The Hon. T.A. FRANKS: I rise very briefly to support this motion in support of the Crown and Anchor. It has been moved by my Greens colleague, the Hon. Robert Simms, and I welcome him. He is the portfolio holder for the Greens in planning. I am the portfolio holder for arts, so we both have a great affection for the Crown and Anchor and a great commitment to ensuring that the culture and the vibrancy that the Crown and Anchor has provided to the South Australian community for so long continues unthwarted by developers' dreams—or nightmares.
I will not go into too much detail, but I just wanted to put on record that I have been going to the Cranker since the 1990s, possibly the 1980s. I was trying to remember earlier today. I have seen wonderful bands there, such as King Daddy and Babydoll and so many more. I have danced on a weeknight to DJ Trip on not just dozens but probably hundreds of occasions. There is no place like the Cranker.
I have been to weddings there: not the actual weddings but receptions on the balcony, which had dubious catering, but anyway. There were Jaffas involved; I do not know why. The Cranker is a place that I continue to go to and feel comfortable in. You can go there, as Walter Marsh has noted in The Guardian, in a suit or as a goth. In fact, the 'Where will the goths go?' banner at the rally on the weekend really hit home to me, because Enigma has gone, The Coffee Pot has gone, Proscenium has long gone, but the goths are still at the Cranker.
The reason they are still at the Cranker is that everyone is welcome at the Cranker. Whether you are in a suit, whether you are a goth, whether you are a rocker or whether you are simply wandering in from the LIV Golf tournament on the weekend, you go to the Cranker and it is accessible, affordable, alternative. It is a place of beer and live music. It is as simple as it gets, and it is the epitome of what a public house is and should be.
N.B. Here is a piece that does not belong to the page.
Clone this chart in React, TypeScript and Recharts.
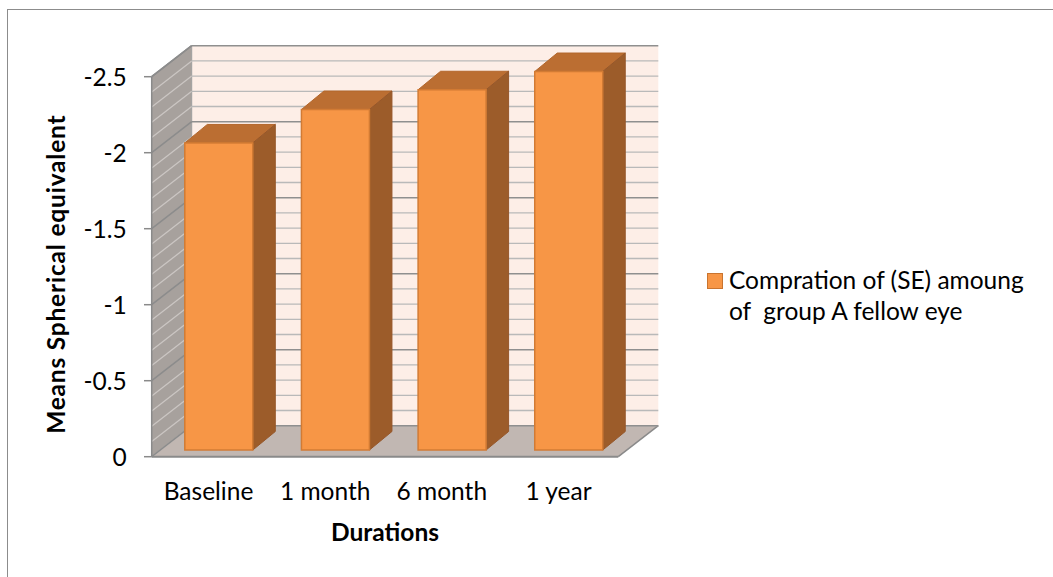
import React from 'react';
import {
  BarChart,
  Bar,
  XAxis,
  YAxis,
  ReferenceArea,
  ReferenceLine,
  Legend,
  Label,
} from 'recharts';

// ---- data ----
const durations = ['Baseline', '1 month', '6 month', '1 year'];
const meanSE = [-2.02, -2.24, -2.37, -2.49];
const yTicks = [0, -0.5, -1, -1.5, -2, -2.5];
const minorTicks = [
  0, -0.1, -0.2, -0.3, -0.4, -0.6, -0.7, -0.8, -0.9, -1.1, -1.2, -1.3, -1.4,
  -1.6, -1.7, -1.8, -1.9, -2.1, -2.2, -2.3, -2.4,
];
const seriesLines = ['Compration of (SE) amoung', 'of  group A fellow eye'];
const yTitle = 'Means Spherical equivalent';
const xTitle = 'Durations';

const data = durations.map((d, i) => ({ duration: d, se: meanSE[i] }));

// ---- look ----
const W = 1053;
const H = 577;
const FONT = 'Lato, "Open Sans", sans-serif';
const FS = 24.5;
const WALL = { dx: 40, dy: -31 };
const BAR_FRONT = { dx: 8.6, dy: -6.7 };
const BAR_DEPTH = { dx: 22.5, dy: -18.5 };
const AXIS_GRAY = '#8a8a8a';

// side wall, back wall and floor of the 3-D box
function Walls(props: any) {
  const { x, y, width, height } = props;
  const top = Math.min(y, y + height);
  const h = Math.abs(height);
  const w = width;
  const bottom = top + h;
  const { dx, dy } = WALL;
  return (
    <g>
      <polygon
        points={`${x},${bottom} ${x},${top} ${x + dx},${top + dy} ${x + dx},${bottom + dy}`}
        fill="#a7a19d"
      />
      <rect x={x + dx} y={top + dy} width={w} height={h} fill="#fdeee7" />
      <polygon
        points={`${x},${bottom} ${x + w},${bottom} ${x + w + dx},${bottom + dy} ${x + dx},${bottom + dy}`}
        fill="#c1b7b2"
      />
      <line x1={x} y1={top} x2={x + dx} y2={top + dy} stroke={AXIS_GRAY} strokeWidth={1.5} />
      <line x1={x + dx} y1={top + dy} x2={x + dx} y2={bottom + dy} stroke="#9a9a9a" strokeWidth={1} />
      <line x1={x + w} y1={bottom} x2={x + w + dx} y2={bottom + dy} stroke={AXIS_GRAY} strokeWidth={1.5} />
    </g>
  );
}

// a gridline runs diagonally across the side wall, then along the back wall
function makeGridShape(major: boolean) {
  return (props: any) => {
    const { x1, y1, x2 } = props;
    const { dx, dy } = WALL;
    return (
      <g>
        <line
          x1={x1}
          y1={y1}
          x2={x1 + dx}
          y2={y1 + dy}
          stroke={major ? '#8c8c8c' : '#cbc6c3'}
          strokeWidth={major ? 1.5 : 1.3}
        />
        <line
          x1={x1 + dx}
          y1={y1 + dy}
          x2={x2 + dx}
          y2={y1 + dy}
          stroke={major ? '#8f8f8f' : '#b9b9b9'}
          strokeWidth={major ? 1.5 : 1.3}
        />
      </g>
    );
  };
}
const MajorGrid = makeGridShape(true);
const MinorGrid = makeGridShape(false);

// a bar drawn as a box: front, top and right faces
function Box3D(props: any) {
  const { x, y, width, height } = props;
  const top = Math.min(y, y + height);
  const h = Math.abs(height);
  const fx = x + BAR_FRONT.dx;
  const fy = top + BAR_FRONT.dy;
  const { dx, dy } = BAR_DEPTH;
  const w = width;
  return (
    <g>
      <polygon
        points={`${fx},${fy} ${fx + w},${fy} ${fx + w + dx},${fy + dy} ${fx + dx},${fy + dy}`}
        fill="#bb6e32"
        stroke="#b3672c"
        strokeWidth={1}
      />
      <polygon
        points={`${fx + w},${fy} ${fx + w + dx},${fy + dy} ${fx + w + dx},${fy + h + dy} ${fx + w},${fy + h}`}
        fill="#9c5c2a"
        stroke="#96572a"
        strokeWidth={1}
      />
      <rect x={fx} y={fy} width={w} height={h} fill="#f79646" stroke="#d27b34" strokeWidth={1.5} />
    </g>
  );
}

function CategoryTick(props: any) {
  const { x, y, payload } = props;
  return (
    <text x={x - 1.5} y={y + 42.8} textAnchor="middle" fontFamily={FONT} fontSize={FS} fill="#000">
      {payload.value}
    </text>
  );
}

function ValueTick(props: any) {
  const { x, y, payload } = props;
  return (
    <text x={x} y={y + 9} textAnchor="end" fontFamily={FONT} fontSize={FS} fill="#000">
      {payload.value}
    </text>
  );
}

function XTitle(props: any) {
  const vb = props.viewBox || {};
  return (
    <text
      x={vb.x + vb.width / 2}
      y={vb.y + 83.8}
      textAnchor="middle"
      fontFamily={FONT}
      fontSize={FS}
      fontWeight="bold"
      fill="#000"
    >
      {xTitle}
    </text>
  );
}

function YTitle(props: any) {
  const vb = props.viewBox || {};
  const cx = vb.x + 65;
  const cy = vb.y + vb.height / 2 + 7.5;
  return (
    <text
      x={cx}
      y={cy}
      transform={`rotate(-90 ${cx} ${cy})`}
      textAnchor="middle"
      fontFamily={FONT}
      fontSize={FS}
      fontWeight="bold"
      letterSpacing={0.8}
      fill="#000"
    >
      {yTitle}
    </text>
  );
}

function LegendBox(props: any) {
  const item = props.payload && props.payload[0];
  if (!item) return null;
  const lines = String(item.value).split('\n');
  return (
    <div
      style={{
        position: 'relative',
        fontFamily: FONT,
        fontSize: FS,
        lineHeight: '31.5px',
        color: '#000',
        whiteSpace: 'pre',
      }}
    >
      <span
        style={{
          position: 'absolute',
          left: 0,
          top: 9.5,
          width: 14,
          height: 14,
          background: item.color,
          border: '1px solid #c9742f',
        }}
      />
      {lines.map((l, i) => (
        <div key={i} style={{ paddingLeft: 22 }}>
          {l}
        </div>
      ))}
    </div>
  );
}

export default function App() {
  return (
    <div
      style={{
        position: 'absolute',
        left: 0,
        top: 0,
        width: W,
        height: H,
        overflow: 'hidden',
        background: '#fff',
      }}
    >
      <div
        style={{
          position: 'absolute',
          left: 7,
          top: 9,
          width: 1200,
          height: 800,
          borderLeft: '1.5px solid #8c8c8c',
          borderTop: '1.5px solid #8c8c8c',
        }}
      />
      <div style={{ position: 'absolute', left: 0, top: 0 }}>
        <BarChart
          width={W}
          height={H}
          data={data}
          margin={{ top: 76.7, right: 434.7, bottom: 0, left: 0 }}
          barCategoryGap="21%"
        >
          <ReferenceArea y1={-2.5} y2={0} shape={Walls} ifOverflow="visible" zIndex={101} />
          {minorTicks.map((v) => (
            <ReferenceLine key={`mi${v}`} y={v} shape={MinorGrid} ifOverflow="visible" zIndex={102} />
          ))}
          {yTicks.map((v) => (
            <ReferenceLine key={`ma${v}`} y={v} shape={MajorGrid} ifOverflow="visible" zIndex={103} />
          ))}
          <Bar
            dataKey="se"
            name={seriesLines.join('\n')}
            fill="#f79646"
            shape={Box3D}
            isAnimationActive={false}
          />
          <XAxis
            dataKey="duration"
            height={120.3}
            tickLine={false}
            tickSize={0}
            tickMargin={0}
            axisLine={{ stroke: AXIS_GRAY, strokeWidth: 2 }}
            tick={CategoryTick}
            interval={0}
          >
            <Label content={XTitle} />
          </XAxis>
          <YAxis
            width={151.7}
            domain={[-2.5, 0]}
            reversed
            ticks={yTicks}
            tickSize={7.7}
            tickMargin={17.3}
            axisLine={{ stroke: AXIS_GRAY, strokeWidth: 1.5 }}
            tickLine={{ stroke: AXIS_GRAY, strokeWidth: 1.5 }}
            tick={ValueTick}
            interval={0}
          >
            <Label content={YTitle} />
          </YAxis>
          <Legend
            align="center"
            verticalAlign="middle"
            content={LegendBox}
            wrapperStyle={{ left: 707, top: 263.8, width: 346 }}
          />
        </BarChart>
      </div>
    </div>
  );
}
It has a much-loved place in the music culture of this state, because we are the Festival State. Unless we are doing homegrown bands, those festivals will become, as was said again at the rally, fly-in fly-out performers coming to entertain us; they will not be our own. They will not be the wonderful acts that we have seen grow and develop through the Cranker.
I have had friends work at the Cranker behind the bar or as band booking agents. I have launched feminist magazines in the band room. I have run campaigns for responsible alcohol service. Indeed, the signs that 'Alcohol is not a lubricant' may have been put on the backs of the toilet doors back in the early 2000s through an organisation that I used to work for, called the YWCA of Adelaide, which ran a safe women's partying program and series of events and a campaign, and the Cranker was one of the first venues to throw their arms around and support women's right to be safe in our night-time life and in the life of our wonderful pubs.
We are losing too many pubs. We have lost too many live music venues already in this capital city. The planning laws are rigged against places like the Cranker because they are on prime real estate, but they also have a very special place in the heart of our culture. The East End would not be the East End without all the pubs and the live music that developed it well beyond the time of it being an east end market.
The East End will suffer if we let this development go ahead. There are so many other little bits of land that would happily host student accommodation in high-rise developments without sacrificing the very heart and the very culture that in fact those students will be attracted to stay in Adelaide to enjoy. Finally, to wrap it up, as I thought the most appropriate sign at the rally said, the Cranker is already home to students. It is home to so many more than students, but it will be home hopefully to students for many generations to come if we save the Cranker.